Brief:
Repeat the material exactly from its first line to the line that includes "['0.', '0.01', '0.02', '0.03', '0.04', '0.05'];". Skip pictures.

Start

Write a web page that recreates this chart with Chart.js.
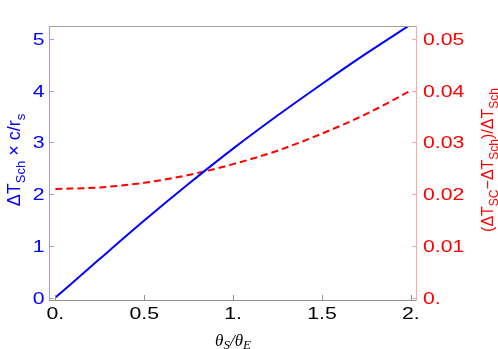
<!DOCTYPE html>
<html>
<head>
<meta charset="utf-8">
<script src="https://cdn.jsdelivr.net/npm/chart.js@4.4.1/dist/chart.umd.min.js"></script>
<style>
html,body{margin:0;padding:0;background:#fff;}
#wrap{width:498px;height:349px;position:relative;}
</style>
</head>
<body>
<div id="wrap"><canvas id="c" width="498" height="349"></canvas></div>
<script>
// ---- data ----
const thetaRatio = [0, 0.25, 0.5, 0.75, 1.0, 1.25, 1.5, 1.75, 2.0];
const schDelay   = [0, 0.75, 1.49, 2.20, 2.88, 3.52, 4.13, 4.72, 5.28];
const relDiff    = [0.0210, 0.0213, 0.0222, 0.0237, 0.0258, 0.0284, 0.0317, 0.0355, 0.0400];

const xTickValues = [0, 0.5, 1, 1.5, 2];
const xTickLabels = ['0.', '0.5', '1.', '1.5', '2.'];
const yTickValues = [0, 1, 2, 3, 4, 5];
const yTickLabels = ['0', '1', '2', '3', '4', '5'];
const y2TickValues = [0, 0.01, 0.02, 0.03, 0.04, 0.05];
const y2TickLabels = ['0.', '0.01', '0.02', '0.03', '0.04', '0.05'];

const BLUE = '#0000ff';
const RED = '#ff0000';
const TICKFONT = '17px "Liberation Sans", Arial, sans-serif';
const SX = 1.25;

function stretchedText(ctx, str, x, y, align, baseline) {
  ctx.save();
  ctx.translate(x, y);
  ctx.scale(SX, 1);
  ctx.textAlign = align;
  ctx.textBaseline = baseline;
  ctx.fillText(str, 0, 0);
  ctx.restore();
}

function richText(ctx, segs, cx, cy, rot, mainFont, subFont, subDy) {
  ctx.save();
  ctx.translate(cx, cy);
  ctx.rotate(rot);
  let total = 0;
  segs.forEach(s => { ctx.font = s.sub ? subFont : mainFont; s.w = ctx.measureText(s.t).width; total += s.w; });
  let x = -total / 2;
  ctx.textAlign = 'left';
  ctx.textBaseline = 'alphabetic';
  segs.forEach(s => {
    ctx.font = s.sub ? subFont : mainFont;
    ctx.fillText(s.t, x, s.sub ? subDy : 0);
    x += s.w;
  });
  ctx.restore();
}

const framePlugin = {
  id: 'frame',
  afterDraw(chart) {
    const ctx = chart.ctx;
    const xs = chart.scales.x, ys = chart.scales.y, y2 = chart.scales.y2;
    const a = chart.chartArea;
    ctx.save();
    ctx.lineWidth = 1;
    ctx.strokeStyle = '#a0a0a0';
    ctx.beginPath(); ctx.moveTo(a.left, a.top + 0.5); ctx.lineTo(a.right, a.top + 0.5); ctx.stroke();
    ctx.strokeStyle = '#909090';
    ctx.beginPath(); ctx.moveTo(a.left, a.bottom + 0.5); ctx.lineTo(a.right, a.bottom + 0.5); ctx.stroke();
    xTickValues.forEach(v => {
      const px = Math.round(xs.getPixelForValue(v)) + 0.5;
      ctx.beginPath(); ctx.moveTo(px, a.bottom); ctx.lineTo(px, a.bottom - 5); ctx.stroke();
    });
    ctx.strokeStyle = '#9a9aff';
    ctx.beginPath(); ctx.moveTo(a.left + 0.5, a.top); ctx.lineTo(a.left + 0.5, a.bottom); ctx.stroke();
    yTickValues.forEach(v => {
      const py = Math.round(ys.getPixelForValue(v)) + 0.5;
      ctx.beginPath(); ctx.moveTo(a.left, py); ctx.lineTo(a.left + 5, py); ctx.stroke();
    });
    ctx.strokeStyle = '#ffa8a8';
    ctx.beginPath(); ctx.moveTo(a.right - 0.5, a.top); ctx.lineTo(a.right - 0.5, a.bottom + 1); ctx.stroke();
    y2TickValues.forEach(v => {
      const py = Math.round(y2.getPixelForValue(v)) + 0.5;
      ctx.beginPath(); ctx.moveTo(a.right, py); ctx.lineTo(a.right - 5, py); ctx.stroke();
    });

    ctx.font = TICKFONT;
    ctx.fillStyle = '#000';
    xTickValues.forEach((v, i) => {
      stretchedText(ctx, xTickLabels[i], xs.getPixelForValue(v), a.bottom + 18.5, 'center', 'alphabetic');
    });
    ctx.fillStyle = BLUE;
    yTickValues.forEach((v, i) => {
      stretchedText(ctx, yTickLabels[i], a.left - 4.5, ys.getPixelForValue(v) + 6, 'right', 'alphabetic');
    });
    ctx.fillStyle = RED;
    y2TickValues.forEach((v, i) => {
      stretchedText(ctx, y2TickLabels[i], a.right + 6, y2.getPixelForValue(v) + 6, 'left', 'alphabetic');
    });

    const cy = (a.top + a.bottom) / 2 - 3;
    ctx.fillStyle = BLUE;
    richText(ctx, [
      {t: 'ΔT'}, {t: 'Sch', sub: true}, {t: ' × c/r'}, {t: 's', sub: true}
    ], 20, cy, -Math.PI / 2, '18px "Liberation Sans", Arial, sans-serif', '13px "Liberation Sans", Arial, sans-serif', 4.5);
    ctx.fillStyle = RED;
    richText(ctx, [
      {t: '(ΔT'}, {t: 'SC', sub: true}, {t: '−ΔT'}, {t: 'Sch', sub: true}, {t: ')/ΔT'}, {t: 'Sch', sub: true}
    ], 493, cy, -Math.PI / 2, '16px "Liberation Sans", Arial, sans-serif', '12px "Liberation Sans", Arial, sans-serif', 4.5);
    ctx.fillStyle = '#000';
    richText(ctx, [
      {t: 'θ'}, {t: 'S', sub: true}, {t: '/θ'}, {t: 'E', sub: true}
    ], (a.left + a.right) / 2, 345.5, 0, 'italic 17px "Liberation Serif", "Times New Roman", serif', 'italic 13px "Liberation Serif", "Times New Roman", serif', 3.5);
    ctx.restore();
  }
};

new Chart(document.getElementById('c'), {
  type: 'line',
  data: {
    datasets: [
      {
        data: thetaRatio.map((x, i) => ({x: x, y: schDelay[i]})),
        yAxisID: 'y',
        borderColor: BLUE,
        borderWidth: 2,
        pointRadius: 0,
        fill: false,
        cubicInterpolationMode: 'monotone'
      },
      {
        data: thetaRatio.map((x, i) => ({x: x, y: relDiff[i]})),
        yAxisID: 'y2',
        borderColor: RED,
        borderWidth: 2,
        borderDash: [7, 4],
        pointRadius: 0,
        fill: false,
        cubicInterpolationMode: 'monotone'
      }
    ]
  },
  options: {
    responsive: false,
    animation: false,
    events: [],
    layout: {padding: {left: 49, right: 81, top: 26, bottom: 49}},
    plugins: {legend: {display: false}, tooltip: {enabled: false}},
    scales: {
      x: {type: 'linear', display: false, min: -0.036, max: 2.035},
      y: {type: 'linear', display: false, min: -0.046, max: 5.25},
      y2: {type: 'linear', display: false, position: 'right', min: -0.00046, max: 0.0525}
    }
  },
  plugins: [framePlugin]
});
</script>
</body>
</html>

End

The solution:
Write a web page that recreates this chart with Chart.js.
<!DOCTYPE html>
<html>
<head>
<meta charset="utf-8">
<script src="https://cdn.jsdelivr.net/npm/chart.js@4.4.1/dist/chart.umd.min.js"></script>
<style>
html,body{margin:0;padding:0;background:#fff;}
#wrap{width:498px;height:349px;position:relative;}
</style>
</head>
<body>
<div id="wrap"><canvas id="c" width="498" height="349"></canvas></div>
<script>
// ---- data ----
const thetaRatio = [0, 0.25, 0.5, 0.75, 1.0, 1.25, 1.5, 1.75, 2.0];
const schDelay   = [0, 0.75, 1.49, 2.20, 2.88, 3.52, 4.13, 4.72, 5.28];
const relDiff    = [0.0210, 0.0213, 0.0222, 0.0237, 0.0258, 0.0284, 0.0317, 0.0355, 0.0400];

const xTickValues = [0, 0.5, 1, 1.5, 2];
const xTickLabels = ['0.', '0.5', '1.', '1.5', '2.'];
const yTickValues = [0, 1, 2, 3, 4, 5];
const yTickLabels = ['0', '1', '2', '3', '4', '5'];
const y2TickValues = [0, 0.01, 0.02, 0.03, 0.04, 0.05];
const y2TickLabels = ['0.', '0.01', '0.02', '0.03', '0.04', '0.05'];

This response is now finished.